- **Instruction**
Leave the pictures out and retype the lines from the beginning through the line with "lci_above = [False] * len(x)", both ends included.

- **Available data**
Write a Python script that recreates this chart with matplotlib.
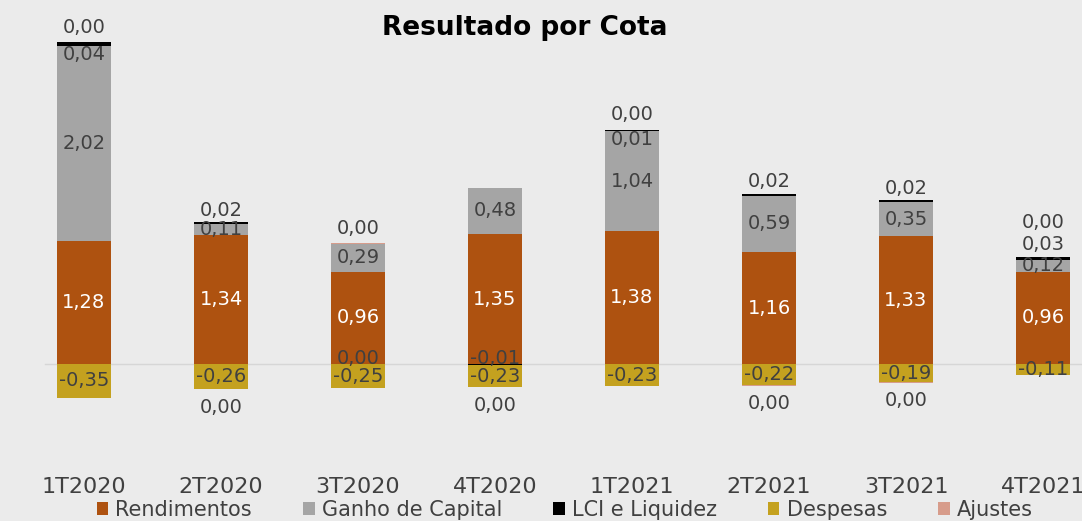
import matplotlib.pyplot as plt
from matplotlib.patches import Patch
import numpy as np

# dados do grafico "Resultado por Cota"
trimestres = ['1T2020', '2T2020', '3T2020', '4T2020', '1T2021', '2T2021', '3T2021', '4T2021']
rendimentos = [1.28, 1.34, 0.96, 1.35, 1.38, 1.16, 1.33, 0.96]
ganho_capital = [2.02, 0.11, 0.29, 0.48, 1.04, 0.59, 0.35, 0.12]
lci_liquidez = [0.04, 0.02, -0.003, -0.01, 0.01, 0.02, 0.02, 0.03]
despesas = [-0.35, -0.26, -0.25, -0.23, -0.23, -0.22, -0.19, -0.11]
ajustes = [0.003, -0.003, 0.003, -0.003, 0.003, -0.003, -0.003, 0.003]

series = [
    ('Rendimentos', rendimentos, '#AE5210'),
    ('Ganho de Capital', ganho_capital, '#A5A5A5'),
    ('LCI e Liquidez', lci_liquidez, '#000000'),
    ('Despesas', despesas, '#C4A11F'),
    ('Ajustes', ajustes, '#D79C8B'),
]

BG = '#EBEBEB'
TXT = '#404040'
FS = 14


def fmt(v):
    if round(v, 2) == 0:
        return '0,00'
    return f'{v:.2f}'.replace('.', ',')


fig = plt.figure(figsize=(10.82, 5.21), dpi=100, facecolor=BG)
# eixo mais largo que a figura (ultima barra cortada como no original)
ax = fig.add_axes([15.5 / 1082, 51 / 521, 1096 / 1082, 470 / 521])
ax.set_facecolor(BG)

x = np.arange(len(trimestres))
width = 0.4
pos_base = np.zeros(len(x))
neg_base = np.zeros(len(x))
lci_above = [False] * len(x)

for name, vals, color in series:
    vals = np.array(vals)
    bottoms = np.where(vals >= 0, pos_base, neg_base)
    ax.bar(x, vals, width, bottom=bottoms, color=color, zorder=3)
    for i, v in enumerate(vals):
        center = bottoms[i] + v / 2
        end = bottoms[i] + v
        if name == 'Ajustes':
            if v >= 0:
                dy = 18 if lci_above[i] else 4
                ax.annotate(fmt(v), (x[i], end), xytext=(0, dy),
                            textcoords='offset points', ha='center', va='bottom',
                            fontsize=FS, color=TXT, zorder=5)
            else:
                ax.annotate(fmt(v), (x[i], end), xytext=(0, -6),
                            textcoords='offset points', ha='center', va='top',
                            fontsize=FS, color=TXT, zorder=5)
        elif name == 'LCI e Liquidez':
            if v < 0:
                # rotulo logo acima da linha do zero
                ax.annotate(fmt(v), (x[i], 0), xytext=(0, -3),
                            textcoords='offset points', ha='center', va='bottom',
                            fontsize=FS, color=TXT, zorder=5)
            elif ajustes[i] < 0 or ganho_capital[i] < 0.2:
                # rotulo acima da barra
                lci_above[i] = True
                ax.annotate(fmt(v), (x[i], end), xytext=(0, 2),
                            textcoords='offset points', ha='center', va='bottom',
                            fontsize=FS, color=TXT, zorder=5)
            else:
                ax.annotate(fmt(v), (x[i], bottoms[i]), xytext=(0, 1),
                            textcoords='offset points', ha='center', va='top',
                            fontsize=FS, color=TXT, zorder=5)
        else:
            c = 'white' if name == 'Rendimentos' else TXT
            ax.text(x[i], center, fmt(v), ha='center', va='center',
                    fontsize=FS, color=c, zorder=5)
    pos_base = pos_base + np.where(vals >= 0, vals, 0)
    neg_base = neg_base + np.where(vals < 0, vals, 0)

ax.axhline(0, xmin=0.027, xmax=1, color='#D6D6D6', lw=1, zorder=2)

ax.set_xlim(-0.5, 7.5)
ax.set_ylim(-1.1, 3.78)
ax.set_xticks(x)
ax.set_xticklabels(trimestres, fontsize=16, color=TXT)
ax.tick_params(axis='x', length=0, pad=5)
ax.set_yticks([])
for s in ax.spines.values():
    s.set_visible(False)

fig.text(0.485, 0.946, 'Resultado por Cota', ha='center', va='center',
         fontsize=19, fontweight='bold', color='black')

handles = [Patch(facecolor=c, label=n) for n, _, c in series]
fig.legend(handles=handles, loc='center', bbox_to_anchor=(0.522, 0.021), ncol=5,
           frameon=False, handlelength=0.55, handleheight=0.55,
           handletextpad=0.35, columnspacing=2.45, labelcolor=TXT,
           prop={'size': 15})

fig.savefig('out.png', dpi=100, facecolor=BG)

- **Written solution**
Write a Python script that recreates this chart with matplotlib.
import matplotlib.pyplot as plt
from matplotlib.patches import Patch
import numpy as np

# dados do grafico "Resultado por Cota"
trimestres = ['1T2020', '2T2020', '3T2020', '4T2020', '1T2021', '2T2021', '3T2021', '4T2021']
rendimentos = [1.28, 1.34, 0.96, 1.35, 1.38, 1.16, 1.33, 0.96]
ganho_capital = [2.02, 0.11, 0.29, 0.48, 1.04, 0.59, 0.35, 0.12]
lci_liquidez = [0.04, 0.02, -0.003, -0.01, 0.01, 0.02, 0.02, 0.03]
despesas = [-0.35, -0.26, -0.25, -0.23, -0.23, -0.22, -0.19, -0.11]
ajustes = [0.003, -0.003, 0.003, -0.003, 0.003, -0.003, -0.003, 0.003]

series = [
    ('Rendimentos', rendimentos, '#AE5210'),
    ('Ganho de Capital', ganho_capital, '#A5A5A5'),
    ('LCI e Liquidez', lci_liquidez, '#000000'),
    ('Despesas', despesas, '#C4A11F'),
    ('Ajustes', ajustes, '#D79C8B'),
]

BG = '#EBEBEB'
TXT = '#404040'
FS = 14


def fmt(v):
    if round(v, 2) == 0:
        return '0,00'
    return f'{v:.2f}'.replace('.', ',')


fig = plt.figure(figsize=(10.82, 5.21), dpi=100, facecolor=BG)
# eixo mais largo que a figura (ultima barra cortada como no original)
ax = fig.add_axes([15.5 / 1082, 51 / 521, 1096 / 1082, 470 / 521])
ax.set_facecolor(BG)

x = np.arange(len(trimestres))
width = 0.4
pos_base = np.zeros(len(x))
neg_base = np.zeros(len(x))
lci_above = [False] * len(x)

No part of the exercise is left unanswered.